2. Assess Whether You Have a Builder or an Operator
Most strong ICs are:
Exceptional with customers
Deep product experts
Relentless executors
Operationally strong
That’s different from being a builder.
Building a Customer Success organization requires:
Capacity modeling
Segmentation strategy
KPI architecture
Commercial alignment with Sales
Cross-functional governance
Systems thinking
An operator runs what exists.
A builder designs what doesn’t.
Sometimes you have both in one person. Often, you don’t.
That’s not a criticism. It’s just a different skill set.
If you mistake operator strength for builder capability, you’ll feel the friction later in churn, inconsistent onboarding, unclear forecasting, and reactive fire drills.
3. Invest in Structure Before You Invest in Headcount
This is where most early-stage companies get it wrong.
They feel growth pressure.
They see account load increasing.
So they hire another CSM.
But without structure, you are scaling inconsistency.
Before adding headcount, ensure you have:
Clearly defined customer journey stages
Segmentation tiers tied to ARR and complexity
Documented onboarding milestones
Defined retention and expansion motions
Standardized reporting and dashboards
Clear definitions of “healthy,” “at risk,” and “expansion ready”
Structure compounds. Chaos compounds too. Choose carefully.
4. Give Your CS Leader Authority, Not Just Responsibility
This one is critical.
Most founders make CS responsible for outcomes.
Retention.
Expansion.
Adoption.
Customer happiness.
But they don’t give CS:
A voice in pricing conversations
Influence in product prioritization
Visibility into forecasting
Clear escalation paths
Defined ownership boundaries with Sales
And then they’re surprised when churn shows up unexpectedly.
If Customer Success is accountable for revenue outcomes, they must have a seat at the revenue table.

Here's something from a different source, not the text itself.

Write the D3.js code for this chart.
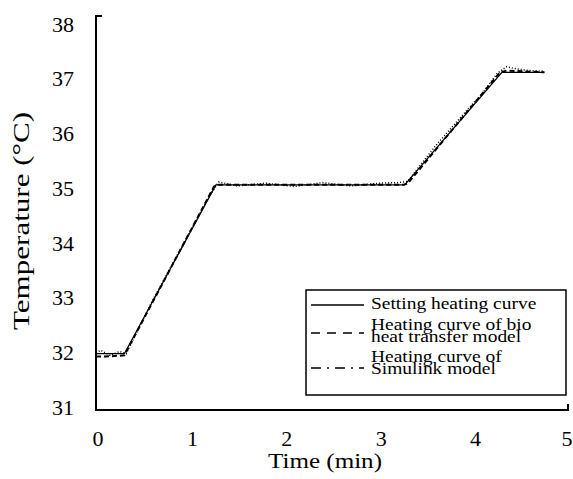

Responsibility without authority is a guaranteed frustration loop.
5. Don’t Wait for Retention to Dip
The time to build proper CS infrastructure is not when churn hits 15%.
It’s when growth starts accelerating.
It’s when you’re closing more complex deals.
It’s when onboarding timelines start stretching.
It’s when your team feels the strain but you haven’t seen the financial impact yet.
By the time churn is obvious, the damage is already in motion.
Infrastructure is proactive.
Firefighting is reactive.
Decide which company you want to run.
6. Bring in Pattern Recognition
You would never expect a first-time CFO to “figure out” revenue modeling alone.
You wouldn’t ask a new VP of Sales to invent pipeline math from scratch.
Customer Success deserves the same respect.
First-time CS leaders benefit massively from pattern recognition:
What to build first
What to ignore
Where most teams overcomplicate
Where most teams underinvest
What metrics actually matter
What mistakes show up six months later
That pattern recognition can come from:
Advisory
Peer groups
Structured programs
Coaching
Experienced operators who’ve built before
It doesn’t mean your leader isn’t capable.
It means you want them to accelerate.
The Real Risk Founders Miss
When CS is underbuilt, it doesn’t fail loudly at first.
It fails quietly.
Forecasts feel fuzzy.
Expansion is inconsistent.
Customer health is subjective.
Onboarding varies by CSM.
Churn surprises leadership.
And by the time it becomes visible on a board slide, you’re already reacting instead of leading.
Promoting a strong IC is often the right move.
But promotion is step one.
Infrastructure is step two.
Ongoing enablement is step three.
If you’re a Founder or CEO in Series A or B, the question isn’t whether you believe in Customer Success. The question is whether you’re building it intentionally. Because if you don’t design it, it designs itself. And that version is rarely the one you want.